╭──
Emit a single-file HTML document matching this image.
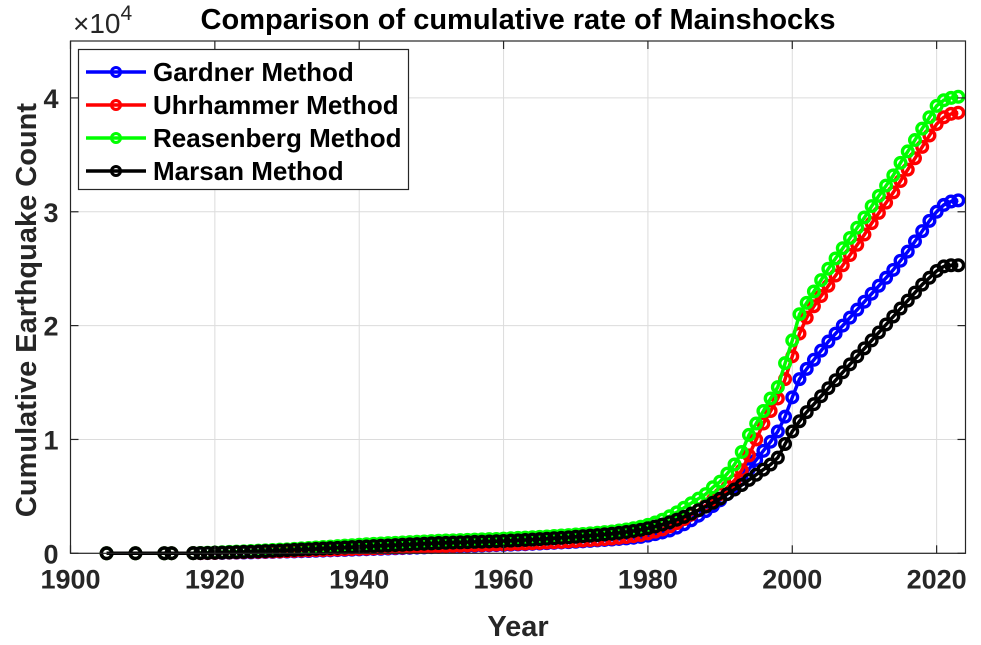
<!DOCTYPE html>
<html><head><meta charset="utf-8"><style>
body{margin:0;background:#fff}
svg text{font-family:"Liberation Sans",Arial,sans-serif;font-weight:bold}
</style></head><body>
<svg id="chart" width="981" height="640" viewBox="0 0 981 640" xmlns="http://www.w3.org/2000/svg">
<rect width="981" height="640" fill="#fff"/>
<g id="grid"></g>
<g id="series"></g>
<rect x="70.5" y="41" width="895" height="512.3" fill="none" stroke="#262626" stroke-width="1.2"/>
<g id="ticks"></g>
<text x="518" y="29" font-size="29" text-anchor="middle" fill="#000">Comparison of cumulative rate of Mainshocks</text>
<text x="73" y="33" font-size="28" fill="#262626" style="font-weight:normal">×10<tspan dy="-13" font-size="21">4</tspan></text>
<text x="518" y="636" font-size="29" text-anchor="middle" fill="#262626">Year</text>
<text transform="translate(36,310) rotate(-90)" font-size="29" text-anchor="middle" fill="#262626">Cumulative Earthquake Count</text>
<g id="legend"></g>
</svg>
<script>
const seriesNames=["Gardner Method","Uhrhammer Method","Reasenberg Method","Marsan Method"];
const seriesColors=["#0000ff","#ff0000","#00ff00","#000000"];
const xTicks=[1900,1920,1940,1960,1980,2000,2020];
const yTicks=[0,10000,20000,30000,40000];
const yTickLabels=["0","1","2","3","4"];
const earlyYears=[1905,1909,1913,1914,1917];
const years=earlyYears.slice();
for(let y=1918;y<=2023;y++)years.push(y);
const gardner=[0,0,5,8,12,
12,20,28,38,50,60,70,80,95,110,125,140,
155,170,185,200,220,240,260,280,300,320,
340,360,380,400,420,440,460,480,500,520,
540,560,580,600,620,640,660,680,700,720,
740,760,780,800,830,860,890,920,950,980,
1010,1050,1090,1130,1170,1210,1260,1310,1370,1440,
1550,1680,1830,2000,2250,2550,2900,3300,3700,4150,
4650,5200,5800,6500,7400,8200,9000,9800,10700,12000,
13700,15300,16200,17000,17800,18600,19300,20000,20700,21400,
22100,22800,23500,24200,24900,25700,26500,27400,28300,29200,
30000,30600,30900,31000];
const uhrhammer=[0,0,5,8,12,
15,25,35,50,65,80,95,110,125,140,155,170,
190,210,230,250,270,290,310,330,350,370,
390,410,430,450,470,490,510,530,550,570,
590,610,630,650,670,690,710,730,750,770,
790,810,830,850,880,910,940,970,1000,1040,
1080,1120,1160,1200,1250,1300,1360,1430,1510,1600,
1750,1900,2100,2350,2650,3000,3400,3800,4200,4700,
5200,5800,6400,7300,8600,10000,11400,12500,13600,15300,
17300,19300,20700,21700,22600,23500,24400,25300,26200,27100,
28000,29000,29900,30800,31700,32700,33700,34700,35700,36700,
37700,38300,38600,38700];
const reasenberg=[0,0,5,8,12,
30,50,70,95,120,145,170,200,230,260,290,320,
350,390,430,470,510,550,590,630,670,710,
750,790,830,860,890,920,950,980,1010,1040,
1070,1100,1120,1140,1160,1180,1200,1220,1240,1260,
1290,1320,1350,1380,1410,1440,1480,1520,1560,1600,
1650,1700,1750,1800,1860,1920,2000,2090,2200,2330,
2500,2700,2950,3250,3600,4000,4400,4800,5200,5800,
6300,7000,7800,8900,10400,11400,12500,13600,14600,16700,
18700,21000,22000,23000,24000,25000,25900,26800,27700,28600,
29500,30500,31400,32300,33200,34300,35300,36300,37300,38300,
39300,39800,40000,40100];
const marsan=[0,0,5,8,12,
20,30,45,60,80,100,120,140,165,190,215,240,
270,300,330,360,390,420,450,480,510,540,
570,600,630,660,690,720,750,780,810,840,
870,900,920,940,960,980,1000,1020,1040,1060,
1080,1110,1140,1170,1200,1240,1280,1320,1360,1400,
1450,1500,1550,1600,1660,1720,1790,1870,1960,2060,
2200,2350,2520,2720,2950,3200,3480,3780,4100,4440,
4800,5200,5600,6000,6450,6900,7350,7800,8400,9600,
10700,11600,12400,13100,13800,14500,15200,15900,16600,17300,
18000,18700,19400,20100,20800,21500,22200,22900,23600,24200,
24800,25200,25300,25300];
const allSeries=[gardner,uhrhammer,reasenberg,marsan];

const L=70.5,R=965.5,T=41,B=553.3,X0=1900,X1=2024,Y0=0,Y1=45000;
const xs=v=>L+(v-X0)/(X1-X0)*(R-L);
const ys=v=>B-(v-Y0)/(Y1-Y0)*(B-T);
const NS="http://www.w3.org/2000/svg";
function mk(tag,attrs,parent){const e=document.createElementNS(NS,tag);for(const k in attrs)e.setAttribute(k,attrs[k]);parent.appendChild(e);return e;}
const grid=document.getElementById('grid'),ticks=document.getElementById('ticks');
xTicks.forEach(t=>{const x=xs(t);
 const g=mk('line',{x1:x,x2:x,y1:T,y2:B,stroke:'#dcdcdc','stroke-width':1},grid);
 
 
 mk('line',{x1:x,x2:x,y1:B,y2:B-8,stroke:'#262626','stroke-width':1.2},ticks);
 mk('line',{x1:x,x2:x,y1:T,y2:T+8,stroke:'#262626','stroke-width':1.2},ticks);
 const tx=mk('text',{x:x,y:B+35,'font-size':27,'text-anchor':'middle',fill:'#262626'},ticks);
 tx.textContent=t;
 
 
});
yTicks.forEach((t,i)=>{const y=ys(t);
 const g=mk('line',{x1:L,x2:R,y1:y,y2:y,stroke:'#dcdcdc','stroke-width':1},grid);
 
 
 mk('line',{x1:L,x2:L+8,y1:y,y2:y,stroke:'#262626','stroke-width':1.2},ticks);
 mk('line',{x1:R,x2:R-8,y1:y,y2:y,stroke:'#262626','stroke-width':1.2},ticks);
 const tx=mk('text',{x:L-12,y:y+10,'font-size':27,'text-anchor':'end',fill:'#262626'},ticks);
 tx.textContent=yTickLabels[i];
 
 
});
const sg=document.getElementById('series');
allSeries.forEach((vals,si)=>{
 const g=mk('g',{},sg);
 
 
 const pts=years.map((yr,i)=>xs(yr).toFixed(1)+','+ys(vals[i]).toFixed(1)).join(' ');
 const pl=mk('polyline',{points:pts,fill:'none',stroke:seriesColors[si],'stroke-width':3.5},g);
 
 
 years.forEach((yr,i)=>{
  const c=mk('circle',{cx:xs(yr),cy:ys(vals[i]),r:5.3,fill:'none',stroke:seriesColors[si],'stroke-width':3.4},g);
  
  
 });
});
const lg=document.getElementById('legend');
mk('rect',{x:78.5,y:49.5,width:330,height:140,fill:'#fff',stroke:'#262626','stroke-width':1.2},lg);
seriesNames.forEach((n,i)=>{const y=72+i*33;
 const e=mk('g',{},lg);
 
 
 mk('line',{x1:86,x2:146,y1:y,y2:y,stroke:seriesColors[i],'stroke-width':3.5},e);
 mk('circle',{cx:116,cy:y,r:4.5,fill:'none',stroke:seriesColors[i],'stroke-width':3},e);
 const t=mk('text',{x:153,y:y+9,'font-size':26,fill:'#000'},e);
 t.textContent=n;
});
</script>
</body></html>
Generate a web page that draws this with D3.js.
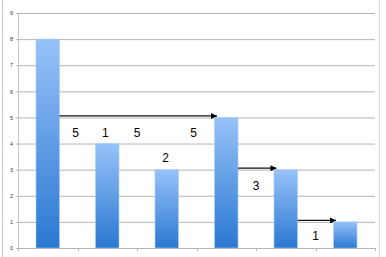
<!DOCTYPE html>
<html>
<head>
<meta charset="utf-8">
<script src="https://cdn.jsdelivr.net/npm/d3@7"></script>
<style>
  html, body { margin: 0; padding: 0; background: #fff; }
  svg { display: block; }
</style>
</head>
<body>
<div id="chart"></div>
<script>
// Chart data.
var categories = [ 'c1', 'c2', 'c3', 'c4', 'c5', 'c6' ];
var values = [ 8, 4, 3, 5, 3, 1 ];
var y_ticks = [ 0, 1, 2, 3, 4, 5, 6, 7, 8, 9 ];

// Arrows go from one bar to a later one, at the height of the later bar.
var arrow_from = [ 0, 3, 4 ];
var arrow_to = [ 3, 4, 5 ];

// Free annotations: text, position in category units, baseline in value units.
var note_texts = [ '5', '1', '5', '5', '2', '3', '1' ];
var note_pos = [ 0.97, 1.47, 2.0, 2.95, 2.48, 4.0, 5.0 ];
var note_level = [ 4.26, 4.26, 4.26, 4.26, 3.31, 2.23, 0.32 ];

var width = 386, height = 257;
var margin = { top: 13, right: 11, bottom: 9, left: 18 };
var plot_width = width - margin.left - margin.right;
var plot_height = height - margin.top - margin.bottom;

var svg = d3.select( '#chart' )
  .append( 'svg' )
    .attr( 'width', width )
    .attr( 'height', height );

// Faint frame lines at the sides of the picture.
svg.append( 'line' )
  .attr( 'x1', 2.5 ).attr( 'x2', 2.5 ).attr( 'y1', 0 ).attr( 'y2', height )
  .attr( 'stroke', '#c8c8c8' );
svg.append( 'line' )
  .attr( 'x1', 379.5 ).attr( 'x2', 379.5 ).attr( 'y1', 0 ).attr( 'y2', height )
  .attr( 'stroke', '#dcdcdc' );

var defs = svg.append( 'defs' );
var grad = defs.append( 'linearGradient' )
  .attr( 'id', 'bar_grad' )
  .attr( 'x1', 0 ).attr( 'y1', 0 ).attr( 'x2', 0 ).attr( 'y2', 1 );
grad.append( 'stop' ).attr( 'offset', '0%' ).attr( 'stop-color', '#97c2f8' );
grad.append( 'stop' ).attr( 'offset', '100%' ).attr( 'stop-color', '#2a78d2' );

defs.append( 'marker' )
  .attr( 'id', 'arrow_head' )
  .attr( 'viewBox', '0 0 10 10' )
  .attr( 'refX', 10 ).attr( 'refY', 5 )
  .attr( 'markerUnits', 'userSpaceOnUse' )
  .attr( 'markerWidth', 8 ).attr( 'markerHeight', 6 )
  .attr( 'orient', 'auto' )
  .append( 'path' )
    .attr( 'd', 'M0,0 L10,5 L0,10 Z' )
    .attr( 'fill', '#000' );

var g = svg.append( 'g' )
  .attr( 'transform', 'translate(' + margin.left + ',' + margin.top + ')' );

var x_scale = d3.scaleBand()
  .domain( categories )
  .range( [ 0, plot_width ] )
  .paddingInner( 0.605 )
  .paddingOuter( 0.3025 );

// Category units (0 .. n) to pixels, for the free annotations.
var x_units = d3.scaleLinear()
  .domain( [ 0, categories.length ] )
  .range( [ 0, plot_width ] );

var y_scale = d3.scaleLinear()
  .domain( [ 0, 9 ] )
  .range( [ plot_height, 0 ] );

// Grid lines.
g.append( 'g' )
  .attr( 'class', 'grid' )
  .call( d3.axisLeft( y_scale ).tickValues( y_ticks ).tickSize( -plot_width ).tickFormat( '' ) )
  .call( function( s ){ s.select( '.domain' ).remove(); } )
  .selectAll( 'line' )
    .attr( 'stroke', '#b4b4b4' );

// Y axis with tiny labels.
var y_axis = g.append( 'g' )
  .call( d3.axisLeft( y_scale ).tickValues( y_ticks ).tickSize( 2 ).tickPadding( 3 ).tickSizeOuter( 0 ) );
y_axis.select( '.domain' ).attr( 'stroke', '#c4c4c4' );
y_axis.selectAll( 'line' ).attr( 'stroke', '#b4b4b4' );
y_axis.selectAll( 'text' )
  .attr( 'font-family', 'Liberation Sans, Arial, sans-serif' )
  .attr( 'font-size', '5.5px' )
  .attr( 'fill', '#333' );

// X axis: no labels, ticks at the band boundaries.
var boundaries = d3.range( categories.length + 1 );
var x_axis = g.append( 'g' )
  .attr( 'transform', 'translate(0,' + plot_height + ')' );
x_axis.append( 'line' )
  .attr( 'x1', 0 ).attr( 'x2', plot_width )
  .attr( 'y1', 0.5 ).attr( 'y2', 0.5 )
  .attr( 'stroke', '#b4b4b4' );
x_axis.selectAll( 'line.tick' )
  .data( boundaries )
  .enter()
  .append( 'line' )
    .attr( 'class', 'tick' )
    .attr( 'x1', function( d ){ return Math.round( x_units( d ) ) + 0.5; } )
    .attr( 'x2', function( d ){ return Math.round( x_units( d ) ) + 0.5; } )
    .attr( 'y1', 0 ).attr( 'y2', 3 )
    .attr( 'stroke', '#b4b4b4' );

// Bars.
g.append( 'g' )
  .selectAll( 'rect' )
  .data( values )
  .enter()
  .append( 'rect' )
    .attr( 'x', function( d, i ){ return x_scale( categories[ i ] ); } )
    .attr( 'y', function( d ){ return y_scale( d ); } )
    .attr( 'width', x_scale.bandwidth() )
    .attr( 'height', function( d ){ return plot_height - y_scale( d ); } )
    .attr( 'fill', 'url(#bar_grad)' )
    .attr( 'stroke', '#a9cdf8' )
    .attr( 'stroke-width', 0.6 );

// Arrows.
g.append( 'g' )
  .selectAll( 'line' )
  .data( arrow_from )
  .enter()
  .append( 'line' )
    .attr( 'x1', function( d ){ return x_scale( categories[ d ] ) + x_scale.bandwidth(); } )
    .attr( 'x2', function( d, i ){ return x_scale( categories[ arrow_to[ i ] ] ) + 2.5; } )
    .attr( 'y1', function( d, i ){ return y_scale( values[ arrow_to[ i ] ] ) - 1.5; } )
    .attr( 'y2', function( d, i ){ return y_scale( values[ arrow_to[ i ] ] ) - 1.5; } )
    .attr( 'stroke', '#111' )
    .attr( 'stroke-width', 1.2 )
    .attr( 'marker-end', 'url(#arrow_head)' );

// Annotations.
g.append( 'g' )
  .selectAll( 'text' )
  .data( note_texts )
  .enter()
  .append( 'text' )
    .attr( 'x', function( d, i ){ return x_units( note_pos[ i ] ); } )
    .attr( 'y', function( d, i ){ return y_scale( note_level[ i ] ); } )
    .attr( 'text-anchor', 'middle' )
    .attr( 'font-family', 'Liberation Sans, Arial, sans-serif' )
    .attr( 'font-size', '12px' )
    .attr( 'fill', '#000' )
    .text( function( d ){ return d; } );
</script>
</body>
</html>
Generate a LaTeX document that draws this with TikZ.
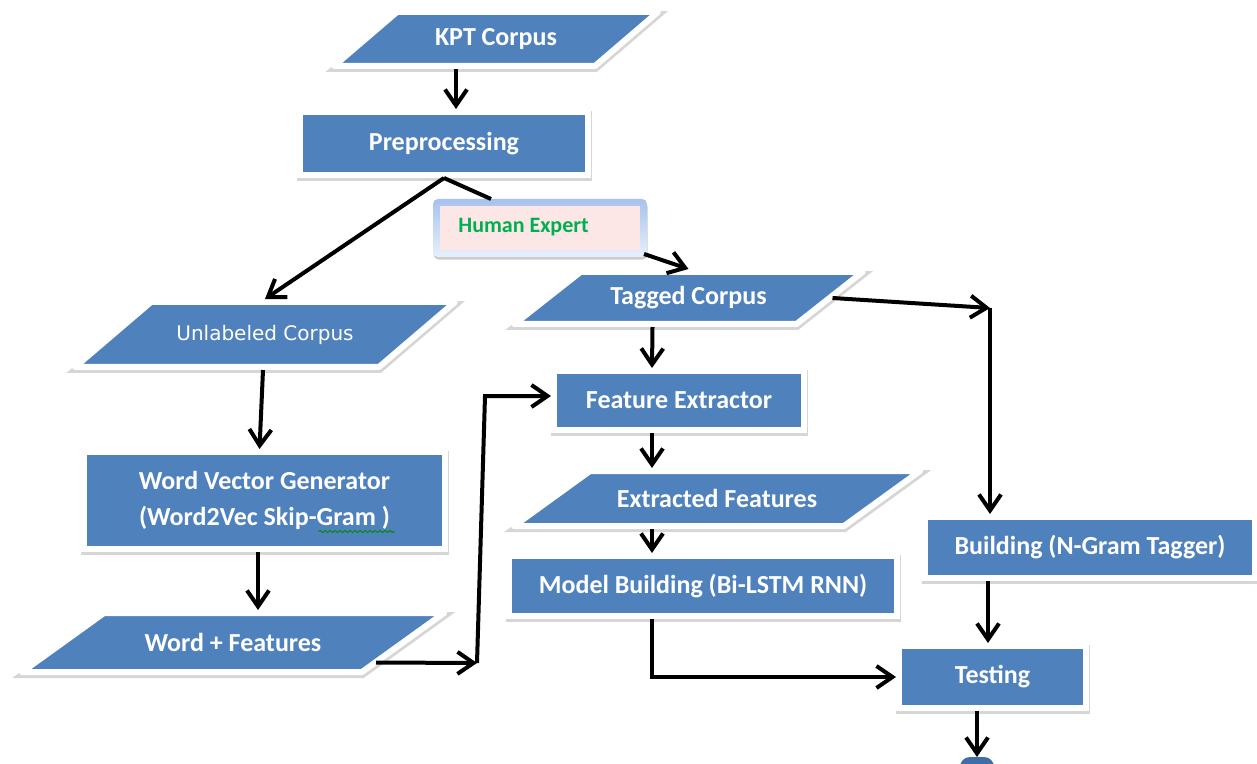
\documentclass[tikz,border=0pt]{standalone}
\usepackage{fontspec}
\setmainfont{Carlito}
\newfontfamily\dejavu{DejaVu Sans}
\usetikzlibrary{arrows.meta,calc,shadows,decorations.pathmorphing}

\definecolor{boxblue}{HTML}{4F81BD}
\definecolor{outblue}{HTML}{3F6DA6}
\definecolor{expertgreen}{HTML}{00B050}
\definecolor{expertpink}{HTML}{FDE6E6}
\definecolor{framelight}{HTML}{E8F0FC}
\definecolor{framedark}{HTML}{A6C2EE}

% Coordinates are given in pixel units (x to the right, y downwards).
\tikzset{
  x=0.5pt, y=-0.5pt,
  rimshadow/.style={drop shadow={shadow xshift=0.3pt, shadow yshift=-1.3pt,
      opacity=0.16, fill=black, draw=black, line width=3.4pt}},
  softshadow/.style={drop shadow={shadow xshift=0.3pt, shadow yshift=-1.3pt,
      opacity=0.2, fill=black}},
  boxnode/.style={rectangle, fill=boxblue, draw=white, line width=3pt, rimshadow,
      text=white, font=\bfseries\fontsize{13}{18}\selectfont, inner sep=0pt, align=center},
  slantshape/.style={fill=boxblue, draw=white, line width=3pt, line join=round, rimshadow},
  slanttext/.style={rectangle, inner sep=0pt, outer sep=1.5pt, text=white,
      font=\bfseries\fontsize{13}{16}\selectfont, align=center},
  arr/.style={draw=black, line width=2pt, -{Straight Barb[length=8pt,width=11pt]}},
  link/.style={draw=black, line width=2pt},
  spell/.style={draw=green!55!black, line width=0.5pt, decorate,
      decoration={snake, amplitude=0.5pt, segment length=2.5pt}},
}

% name, centre x, centre y, half width, half height, half slant, text
\newcommand\slantbox[7]{%
  \path[slantshape] (#2-#4-#6,#3+#5) -- (#2-#4+#6,#3-#5) -- (#2+#4+#6,#3-#5) -- (#2+#4-#6,#3+#5) -- cycle;
  \node[slanttext, minimum width=#4pt, minimum height=#5pt] (#1) at (#2,#3) {#7};
}

\begin{document}
\begin{tikzpicture}
\useasboundingbox (0,0) rectangle (1257,764);

% data shapes
\slantbox{kpt}{496}{39}{130.5}{27}{31.5}{KPT Corpus}
\slantbox{unlab}{265}{334.5}{152}{32.5}{38}{\dejavu\mdseries\fontsize{10}{12}\selectfont Unlabeled Corpus}
\slantbox{tagged}{688.5}{298}{141}{26}{33}{Tagged Corpus}
\slantbox{extr}{717}{498.5}{165}{27.5}{38}{Extracted Features}
\slantbox{wf}{233}{642.5}{170}{29.5}{41}{Word + Features}

% process boxes
\node[boxnode, minimum width=144pt, minimum height=31.5pt] (preproc) at (444,143.5) {Preprocessing};
\node[boxnode, minimum width=125pt, minimum height=29.5pt] (feat) at (679,400.5) {Feature Extractor};
\node[boxnode, minimum width=194pt, minimum height=30pt] (model) at (703,586) {Model Building (Bi-LSTM RNN)};
\node[boxnode, minimum width=165pt, minimum height=30.5pt] (ngram) at (1090,547.5) {Building (N-Gram Tagger)};
\node[boxnode, minimum width=93.5pt, minimum height=31pt] (test) at (992.5,677) {Testing};
\node[boxnode, minimum width=180.5pt, minimum height=48.5pt] (wvg) at (264.5,500.5)
  {Word Vector Generator\\(Word2Vec Skip-Gram )};
\draw[spell] ($(wvg.center)+(54,31)$) -- ($(wvg.center)+(130,31)$);

% human expert callout
\node[rounded corners=2.5pt, top color=framedark, bottom color=framelight, softshadow,
      minimum width=107pt, minimum height=29pt, inner sep=0pt, outer sep=0pt] (human) at (540,228) {};
\node[fill=expertpink, minimum width=100pt, minimum height=22pt, inner sep=0pt] (humanin) at (human.center) {};
\node[anchor=west, text=expertgreen, font=\bfseries\fontsize{11}{13}\selectfont, inner sep=0pt]
  (humanlbl) at ($(human.west)+(25,-1)$) {Human Expert};

% output terminal (cut by the page edge)
\node[fill=outblue, rounded corners=5pt, minimum width=17pt, minimum height=14pt,
      inner sep=0pt, outer sep=0pt] (out) at (977,771) {};

% connectors
\draw[arr] ($(kpt.south)+(-40,0)$) -- ($(preproc.north)+(12,0)$);
\draw[arr] (preproc.south) -- (unlab.north);
\draw[link] (preproc.south) -- ($(human.north west)+(58,0)$);
\draw[arr] ($(human.south east)+(-3,-3)$) -- (tagged.north);
\draw[arr] ($(tagged.south)+(-36,0)$) -- ($(feat.north)+(-27,0)$);
\draw[arr] ($(feat.south)+(-27,0)$) -- ($(extr.north)+(-65,0)$);
\draw[arr] ($(extr.south)+(-65,0)$) -- ($(model.north)+(-51,0)$);
\draw[arr] ($(model.south)+(-51,0)$) |- (test.west);

\coordinate (c1) at (990,308);
\draw[arr] (tagged.east) -- (c1);
\draw[arr] (c1) -- (c1 |- ngram.north);
\draw[arr] ($(ngram.south)+(-102,0)$) -- ($(test.north)+(-4.5,0)$);
\draw[arr] ($(test.south)+(-15.5,0)$) -- (out.north);

\draw[arr] ($(unlab.south)+(-2,0)$) -- ($(wvg.north)+(-5,0)$);
\draw[arr] ($(wvg.south)+(-6.5,0)$) -- ($(wf.north)+(25,0)$);

\coordinate (c2) at (477,663);
\coordinate (c3) at (485,396);
\draw[arr] ($(wf.east)+(-30,20)$) -- (c2);
\draw[arr] (c2) -- (c3) -- (c3 -| feat.west);
\end{tikzpicture}
\end{document}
╰──
**WHAT TO DO**
Above are some entries; copy exactly the lines from the line with "Generate a web" through the line with "var arrow_to = [ 3, 4, 5 ];", both included, but none of the pictures.

**RESPONSE**
Generate a web page that draws this with D3.js.
<!DOCTYPE html>
<html>
<head>
<meta charset="utf-8">
<script src="https://cdn.jsdelivr.net/npm/d3@7"></script>
<style>
  html, body { margin: 0; padding: 0; background: #fff; }
  svg { display: block; }
</style>
</head>
<body>
<div id="chart"></div>
<script>
// Chart data.
var categories = [ 'c1', 'c2', 'c3', 'c4', 'c5', 'c6' ];
var values = [ 8, 4, 3, 5, 3, 1 ];
var y_ticks = [ 0, 1, 2, 3, 4, 5, 6, 7, 8, 9 ];

// Arrows go from one bar to a later one, at the height of the later bar.
var arrow_from = [ 0, 3, 4 ];
var arrow_to = [ 3, 4, 5 ];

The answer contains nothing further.